§ **Stated task**:
Would you write out the listing verbatim and skip every picture in it?

>> BEGIN Record extracts

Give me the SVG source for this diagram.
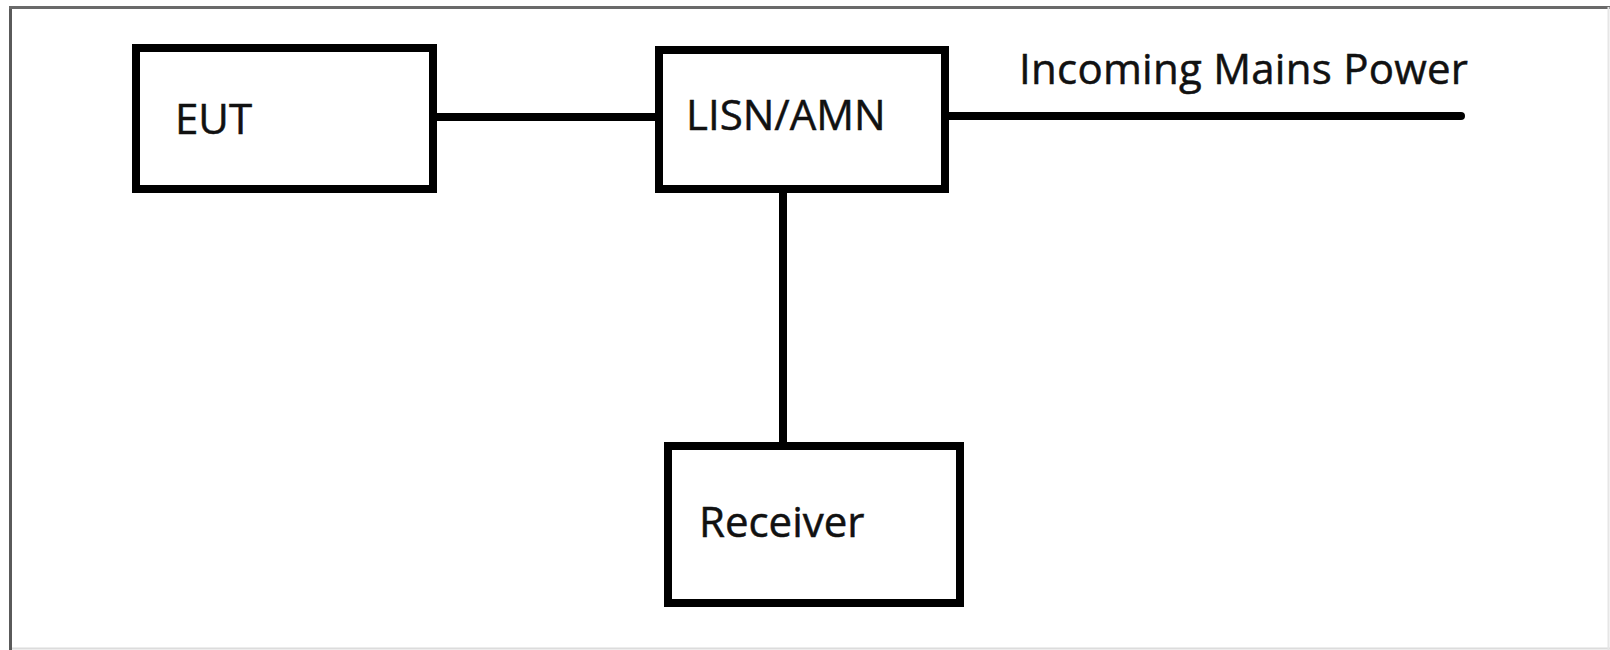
<svg xmlns="http://www.w3.org/2000/svg" width="1610" height="650" viewBox="0 0 1610 650">
<style>
.box{fill:#fff;stroke:#000;stroke-width:8}
.wire{stroke:#000;stroke-width:8;fill:none}
.lbl{font-family:"Open Sans","Noto Sans",sans-serif;font-size:42px;fill:#111;stroke:#111;stroke-width:0.5}
</style>
<rect x="0" y="0" width="1610" height="650" fill="#fff"/>
<g id="frame">
<line x1="10.5" y1="6" x2="10.5" y2="650" stroke="#5a5a5a" stroke-width="3"/>
<line x1="9" y1="7.5" x2="1610" y2="7.5" stroke="#6a6a6a" stroke-width="3"/>
<line x1="12" y1="648.5" x2="1610" y2="648.5" stroke="#dcdcdc" stroke-width="2"/>
<line x1="1608.5" y1="7" x2="1608.5" y2="650" stroke="#e6e6e6" stroke-width="2"/>
</g>
<g id="connectors">
<line class="wire" x1="437" y1="117" x2="655" y2="117"/>
<line class="wire" x1="949" y1="116" x2="1461" y2="116" stroke-linecap="round"/>
<line class="wire" x1="783" y1="193" x2="783" y2="442"/>
</g>
<g id="eut">
<rect class="box" x="136" y="48" width="297" height="141"/>
<text class="lbl" x="175" y="134">EUT</text>
</g>
<g id="lisn">
<rect class="box" x="659" y="50" width="286" height="139"/>
<text class="lbl" x="686" y="130">LISN/AMN</text>
</g>
<g id="mains">
<text class="lbl" x="1019" y="84" textLength="449">Incoming Mains Power</text>
</g>
<g id="receiver">
<rect class="box" x="668" y="446" width="292" height="157"/>
<text class="lbl" x="699" y="537">Receiver</text>
</g>
</svg>
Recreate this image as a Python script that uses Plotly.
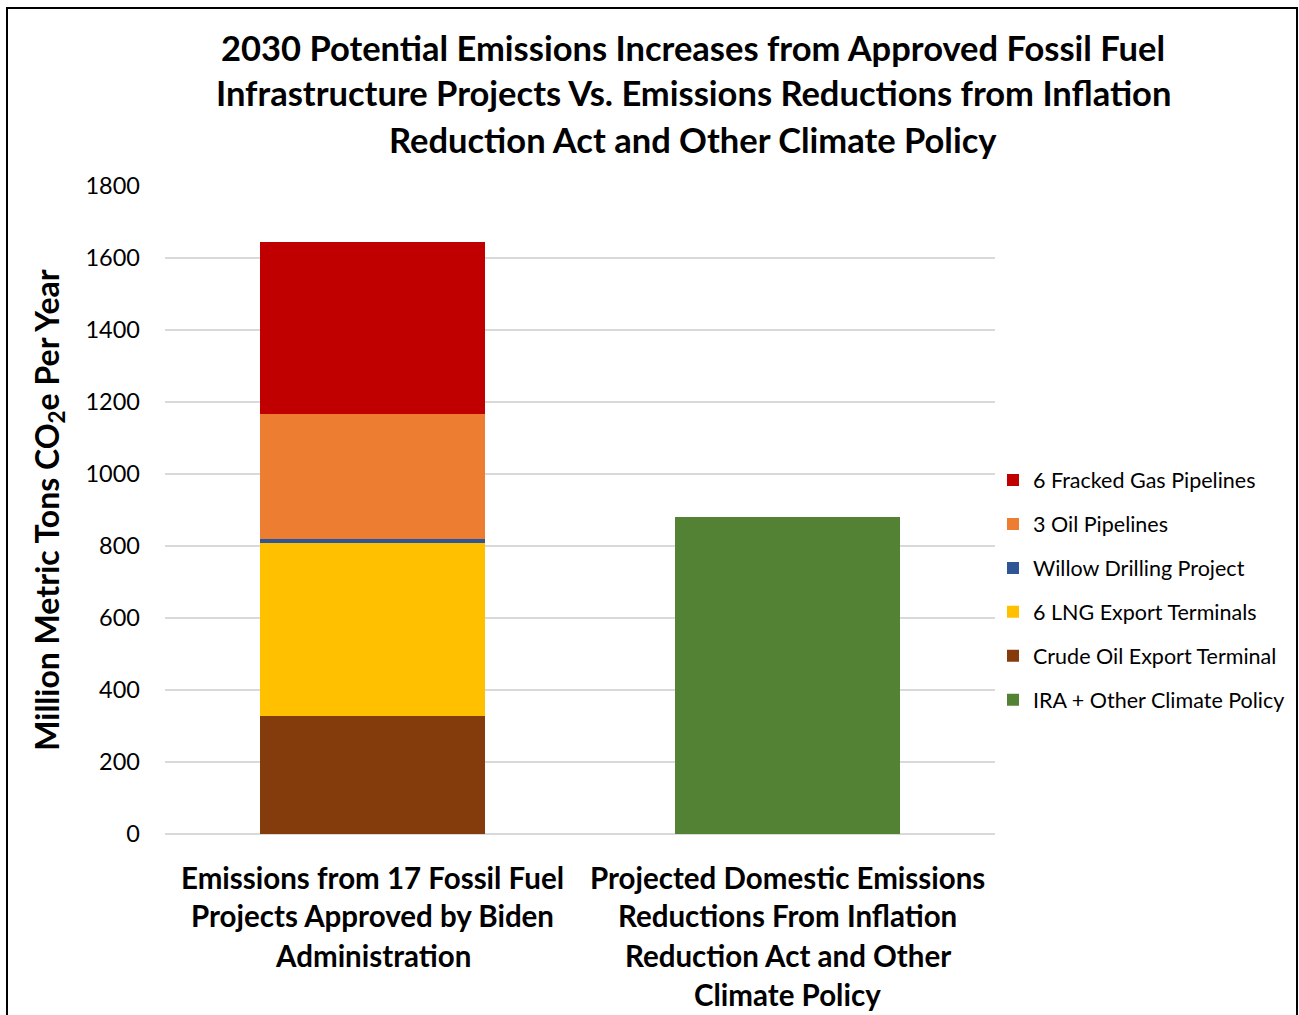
import plotly.graph_objects as go

categories = [
    "Emissions from 17 Fossil Fuel<br>Projects Approved by Biden<br>Administration",
    "Projected Domestic Emissions<br>Reductions From Inflation<br>Reduction Act and Other<br>Climate Policy",
]
cat_keys = ["fossil", "ira"]

series_names = [
    "Crude Oil Export Terminal",
    "6 LNG Export Terminals",
    "Willow Drilling Project",
    "3 Oil Pipelines",
    "6 Fracked Gas Pipelines",
    "IRA + Other Climate Policy",
]
series_values = [
    [328, 0],
    [479, 0],
    [12, 0],
    [348, 0],
    [478, 0],
    [0, 881],
]
series_colors = ["#843C0C", "#FFC000", "#2F5597", "#ED7D31", "#C00000", "#548235"]
legend_ranks = [5, 4, 3, 2, 1, 6]

y_ticks = [0, 200, 400, 600, 800, 1000, 1200, 1400, 1600, 1800]

title_lines = [
    "2030 Potential Emissions Increases from Approved Fossil Fuel",
    "Infrastructure Projects Vs. Emissions Reductions from Inflation",
    "Reduction Act and Other Climate Policy",
]

FONT = "Lato"

fig = go.Figure()
for name, vals, col, rk in zip(series_names, series_values, series_colors, legend_ranks):
    xs = [k for k, v in zip(cat_keys, vals) if v]
    ys = [v for v in vals if v]
    fig.add_trace(go.Bar(
        x=xs, y=ys, name=name, marker_color=col, marker_line_width=0,
        legendrank=rk, legendgroup=name,
    ))

W, H = 1299, 1015
L, R, T, B = 165, 1299 - 995, 186, 1015 - 834
pw, ph = W - L - R, H - T - B

annotations = []
title_y = [48, 93, 139]
for line, yy in zip(title_lines, title_y):
    annotations.append(dict(
        text="<b>%s</b>" % line, x=(693 - L) / pw, xref="x domain", xanchor="center",
        y=(H - B - yy) / ph, yref="paper", yanchor="middle", showarrow=False,
        font=dict(family=FONT, size=34.5, color="#000000"),
    ))

line_gap = 39
first_line_y = 877
for key, label in zip(cat_keys, categories):
    for i, line in enumerate(label.split("<br>")):
        yy = first_line_y + i * line_gap
        annotations.append(dict(
            text="<b>%s</b>" % line, x=key, xref="x", xanchor="center",
            y=(H - B - yy) / ph, yref="paper", yanchor="middle", showarrow=False,
            font=dict(family=FONT, size=29.5, color="#000000"),
        ))

fig.update_layout(
    width=W, height=H,
    margin=dict(l=L, r=R, t=T, b=B, autoexpand=False),
    paper_bgcolor="white", plot_bgcolor="white",
    barmode="stack", bargap=0.458,
    font=dict(family=FONT, color="#000000"),
    showlegend=True,
    legend=dict(
        x=(993 - L) / pw, xanchor="left", y=(H - B - 590) / ph, yanchor="middle",
        traceorder="grouped", tracegroupgap=13,
        font=dict(family=FONT, size=21.5, color="#000000"),
        itemwidth=30, bgcolor="rgba(0,0,0,0)",
    ),
    xaxis=dict(
        categoryorder="array", categoryarray=cat_keys,
        showticklabels=False, showgrid=False, zeroline=False, showline=False, ticks="",
    ),
    yaxis=dict(
        range=[0, 1800], tickvals=y_ticks, ticktext=[str(v) for v in y_ticks],
        showgrid=True, gridcolor="#D9D9D9", gridwidth=1.5,
        zeroline=True, zerolinecolor="#D9D9D9", zerolinewidth=1.5,
        showline=False, ticks="", ticklabelstandoff=24,
        tickfont=dict(family=FONT, size=23.5, color="#000000"),
        title=dict(
            text="<b>Million Metric Tons CO<sub>2</sub>e Per Year</b>",
            font=dict(family=FONT, size=32, color="#000000"), standoff=16,
        ),
    ),
    annotations=annotations,
    shapes=[dict(
        type="rect", xref="paper", yref="paper",
        x0=(7 - L) / pw, x1=(1297 - L) / pw,
        y0=(H - B - 1030) / ph, y1=(H - B - 8) / ph,
        line=dict(color="#000000", width=2), fillcolor="rgba(0,0,0,0)", layer="above",
    )],
)

fig.write_html("out.html")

>> END Record extracts

§ **The output**:
Give me the SVG source for this diagram.
<svg xmlns="http://www.w3.org/2000/svg" width="1610" height="650" viewBox="0 0 1610 650">
<style>
.box{fill:#fff;stroke:#000;stroke-width:8}
.wire{stroke:#000;stroke-width:8;fill:none}
.lbl{font-family:"Open Sans","Noto Sans",sans-serif;font-size:42px;fill:#111;stroke:#111;stroke-width:0.5}
</style>
<rect x="0" y="0" width="1610" height="650" fill="#fff"/>
<g id="frame">
<line x1="10.5" y1="6" x2="10.5" y2="650" stroke="#5a5a5a" stroke-width="3"/>
<line x1="9" y1="7.5" x2="1610" y2="7.5" stroke="#6a6a6a" stroke-width="3"/>
<line x1="12" y1="648.5" x2="1610" y2="648.5" stroke="#dcdcdc" stroke-width="2"/>
<line x1="1608.5" y1="7" x2="1608.5" y2="650" stroke="#e6e6e6" stroke-width="2"/>
</g>
<g id="connectors">
<line class="wire" x1="437" y1="117" x2="655" y2="117"/>
<line class="wire" x1="949" y1="116" x2="1461" y2="116" stroke-linecap="round"/>
<line class="wire" x1="783" y1="193" x2="783" y2="442"/>
</g>
<g id="eut">
<rect class="box" x="136" y="48" width="297" height="141"/>
<text class="lbl" x="175" y="134">EUT</text>
</g>
<g id="lisn">
<rect class="box" x="659" y="50" width="286" height="139"/>
<text class="lbl" x="686" y="130">LISN/AMN</text>
</g>
<g id="mains">
<text class="lbl" x="1019" y="84" textLength="449">Incoming Mains Power</text>
</g>
<g id="receiver">
<rect class="box" x="668" y="446" width="292" height="157"/>
<text class="lbl" x="699" y="537">Receiver</text>
</g>
</svg>
Recreate this image as a Python script that uses Plotly.
import plotly.graph_objects as go

categories = [
    "Emissions from 17 Fossil Fuel<br>Projects Approved by Biden<br>Administration",
    "Projected Domestic Emissions<br>Reductions From Inflation<br>Reduction Act and Other<br>Climate Policy",
]
cat_keys = ["fossil", "ira"]

series_names = [
    "Crude Oil Export Terminal",
    "6 LNG Export Terminals",
    "Willow Drilling Project",
    "3 Oil Pipelines",
    "6 Fracked Gas Pipelines",
    "IRA + Other Climate Policy",
]
series_values = [
    [328, 0],
    [479, 0],
    [12, 0],
    [348, 0],
    [478, 0],
    [0, 881],
]
series_colors = ["#843C0C", "#FFC000", "#2F5597", "#ED7D31", "#C00000", "#548235"]
legend_ranks = [5, 4, 3, 2, 1, 6]

y_ticks = [0, 200, 400, 600, 800, 1000, 1200, 1400, 1600, 1800]

title_lines = [
    "2030 Potential Emissions Increases from Approved Fossil Fuel",
    "Infrastructure Projects Vs. Emissions Reductions from Inflation",
    "Reduction Act and Other Climate Policy",
]

FONT = "Lato"

fig = go.Figure()
for name, vals, col, rk in zip(series_names, series_values, series_colors, legend_ranks):
    xs = [k for k, v in zip(cat_keys, vals) if v]
    ys = [v for v in vals if v]
    fig.add_trace(go.Bar(
        x=xs, y=ys, name=name, marker_color=col, marker_line_width=0,
        legendrank=rk, legendgroup=name,
    ))

W, H = 1299, 1015
L, R, T, B = 165, 1299 - 995, 186, 1015 - 834
pw, ph = W - L - R, H - T - B

annotations = []
title_y = [48, 93, 139]
for line, yy in zip(title_lines, title_y):
    annotations.append(dict(
        text="<b>%s</b>" % line, x=(693 - L) / pw, xref="x domain", xanchor="center",
        y=(H - B - yy) / ph, yref="paper", yanchor="middle", showarrow=False,
        font=dict(family=FONT, size=34.5, color="#000000"),
    ))

line_gap = 39
first_line_y = 877
for key, label in zip(cat_keys, categories):
    for i, line in enumerate(label.split("<br>")):
        yy = first_line_y + i * line_gap
        annotations.append(dict(
            text="<b>%s</b>" % line, x=key, xref="x", xanchor="center",
            y=(H - B - yy) / ph, yref="paper", yanchor="middle", showarrow=False,
            font=dict(family=FONT, size=29.5, color="#000000"),
        ))

fig.update_layout(
    width=W, height=H,
    margin=dict(l=L, r=R, t=T, b=B, autoexpand=False),
    paper_bgcolor="white", plot_bgcolor="white",
    barmode="stack", bargap=0.458,
    font=dict(family=FONT, color="#000000"),
    showlegend=True,
    legend=dict(
        x=(993 - L) / pw, xanchor="left", y=(H - B - 590) / ph, yanchor="middle",
        traceorder="grouped", tracegroupgap=13,
        font=dict(family=FONT, size=21.5, color="#000000"),
        itemwidth=30, bgcolor="rgba(0,0,0,0)",
    ),
    xaxis=dict(
        categoryorder="array", categoryarray=cat_keys,
        showticklabels=False, showgrid=False, zeroline=False, showline=False, ticks="",
    ),
    yaxis=dict(
        range=[0, 1800], tickvals=y_ticks, ticktext=[str(v) for v in y_ticks],
        showgrid=True, gridcolor="#D9D9D9", gridwidth=1.5,
        zeroline=True, zerolinecolor="#D9D9D9", zerolinewidth=1.5,
        showline=False, ticks="", ticklabelstandoff=24,
        tickfont=dict(family=FONT, size=23.5, color="#000000"),
        title=dict(
            text="<b>Million Metric Tons CO<sub>2</sub>e Per Year</b>",
            font=dict(family=FONT, size=32, color="#000000"), standoff=16,
        ),
    ),
    annotations=annotations,
    shapes=[dict(
        type="rect", xref="paper", yref="paper",
        x0=(7 - L) / pw, x1=(1297 - L) / pw,
        y0=(H - B - 1030) / ph, y1=(H - B - 8) / ph,
        line=dict(color="#000000", width=2), fillcolor="rgba(0,0,0,0)", layer="above",
    )],
)

fig.write_html("out.html")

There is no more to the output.